§ Given problem
Strip the pictures and reproduce the rest of the listing exactly.
-- Start Stored records --
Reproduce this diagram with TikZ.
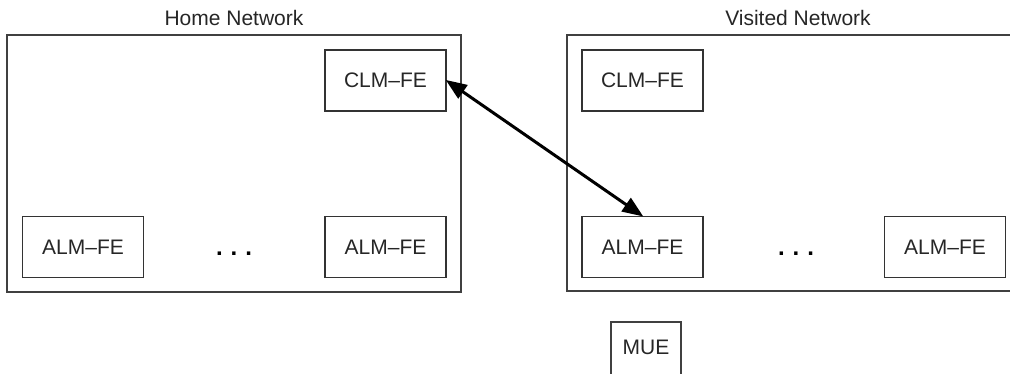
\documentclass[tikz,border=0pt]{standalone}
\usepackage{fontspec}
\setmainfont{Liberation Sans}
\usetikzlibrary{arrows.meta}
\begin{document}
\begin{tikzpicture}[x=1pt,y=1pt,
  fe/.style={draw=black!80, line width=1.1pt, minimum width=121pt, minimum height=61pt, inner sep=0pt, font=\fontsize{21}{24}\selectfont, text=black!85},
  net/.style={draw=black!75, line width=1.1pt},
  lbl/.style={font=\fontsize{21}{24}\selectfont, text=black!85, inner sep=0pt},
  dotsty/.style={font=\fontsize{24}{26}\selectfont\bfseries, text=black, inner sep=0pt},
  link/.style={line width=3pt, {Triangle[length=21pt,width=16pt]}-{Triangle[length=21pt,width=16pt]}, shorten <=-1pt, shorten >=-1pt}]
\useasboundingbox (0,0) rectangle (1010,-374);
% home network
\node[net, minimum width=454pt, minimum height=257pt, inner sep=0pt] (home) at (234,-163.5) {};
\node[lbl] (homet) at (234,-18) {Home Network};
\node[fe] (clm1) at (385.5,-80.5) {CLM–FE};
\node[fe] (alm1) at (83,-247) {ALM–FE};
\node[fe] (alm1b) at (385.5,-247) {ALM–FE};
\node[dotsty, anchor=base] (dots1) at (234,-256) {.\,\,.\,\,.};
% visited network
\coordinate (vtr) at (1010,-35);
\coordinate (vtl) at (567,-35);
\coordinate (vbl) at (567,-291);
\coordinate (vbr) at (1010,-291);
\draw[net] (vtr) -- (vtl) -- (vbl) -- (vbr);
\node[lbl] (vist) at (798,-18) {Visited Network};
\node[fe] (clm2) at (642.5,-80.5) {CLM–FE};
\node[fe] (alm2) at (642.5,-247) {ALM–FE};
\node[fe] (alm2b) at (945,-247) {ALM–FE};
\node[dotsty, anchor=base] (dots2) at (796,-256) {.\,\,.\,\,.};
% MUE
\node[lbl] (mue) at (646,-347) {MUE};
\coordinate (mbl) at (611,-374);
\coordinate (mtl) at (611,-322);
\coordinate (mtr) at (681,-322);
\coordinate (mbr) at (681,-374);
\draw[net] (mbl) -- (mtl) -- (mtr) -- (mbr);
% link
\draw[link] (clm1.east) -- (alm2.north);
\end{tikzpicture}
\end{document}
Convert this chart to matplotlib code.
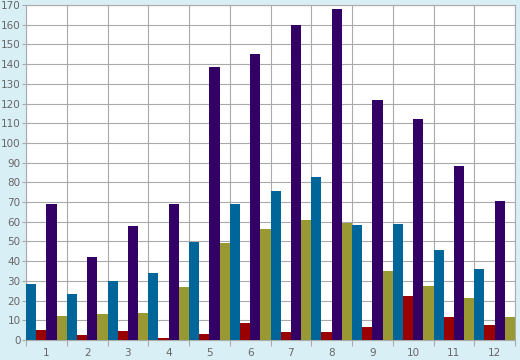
-- End Stored records --
§ The result
Reproduce this diagram with TikZ.
\documentclass[tikz,border=0pt]{standalone}
\usepackage{fontspec}
\setmainfont{Liberation Sans}
\usetikzlibrary{arrows.meta}
\begin{document}
\begin{tikzpicture}[x=1pt,y=1pt,
  fe/.style={draw=black!80, line width=1.1pt, minimum width=121pt, minimum height=61pt, inner sep=0pt, font=\fontsize{21}{24}\selectfont, text=black!85},
  net/.style={draw=black!75, line width=1.1pt},
  lbl/.style={font=\fontsize{21}{24}\selectfont, text=black!85, inner sep=0pt},
  dotsty/.style={font=\fontsize{24}{26}\selectfont\bfseries, text=black, inner sep=0pt},
  link/.style={line width=3pt, {Triangle[length=21pt,width=16pt]}-{Triangle[length=21pt,width=16pt]}, shorten <=-1pt, shorten >=-1pt}]
\useasboundingbox (0,0) rectangle (1010,-374);
% home network
\node[net, minimum width=454pt, minimum height=257pt, inner sep=0pt] (home) at (234,-163.5) {};
\node[lbl] (homet) at (234,-18) {Home Network};
\node[fe] (clm1) at (385.5,-80.5) {CLM–FE};
\node[fe] (alm1) at (83,-247) {ALM–FE};
\node[fe] (alm1b) at (385.5,-247) {ALM–FE};
\node[dotsty, anchor=base] (dots1) at (234,-256) {.\,\,.\,\,.};
% visited network
\coordinate (vtr) at (1010,-35);
\coordinate (vtl) at (567,-35);
\coordinate (vbl) at (567,-291);
\coordinate (vbr) at (1010,-291);
\draw[net] (vtr) -- (vtl) -- (vbl) -- (vbr);
\node[lbl] (vist) at (798,-18) {Visited Network};
\node[fe] (clm2) at (642.5,-80.5) {CLM–FE};
\node[fe] (alm2) at (642.5,-247) {ALM–FE};
\node[fe] (alm2b) at (945,-247) {ALM–FE};
\node[dotsty, anchor=base] (dots2) at (796,-256) {.\,\,.\,\,.};
% MUE
\node[lbl] (mue) at (646,-347) {MUE};
\coordinate (mbl) at (611,-374);
\coordinate (mtl) at (611,-322);
\coordinate (mtr) at (681,-322);
\coordinate (mbr) at (681,-374);
\draw[net] (mbl) -- (mtl) -- (mtr) -- (mbr);
% link
\draw[link] (clm1.east) -- (alm2.north);
\end{tikzpicture}
\end{document}
Convert this chart to matplotlib code.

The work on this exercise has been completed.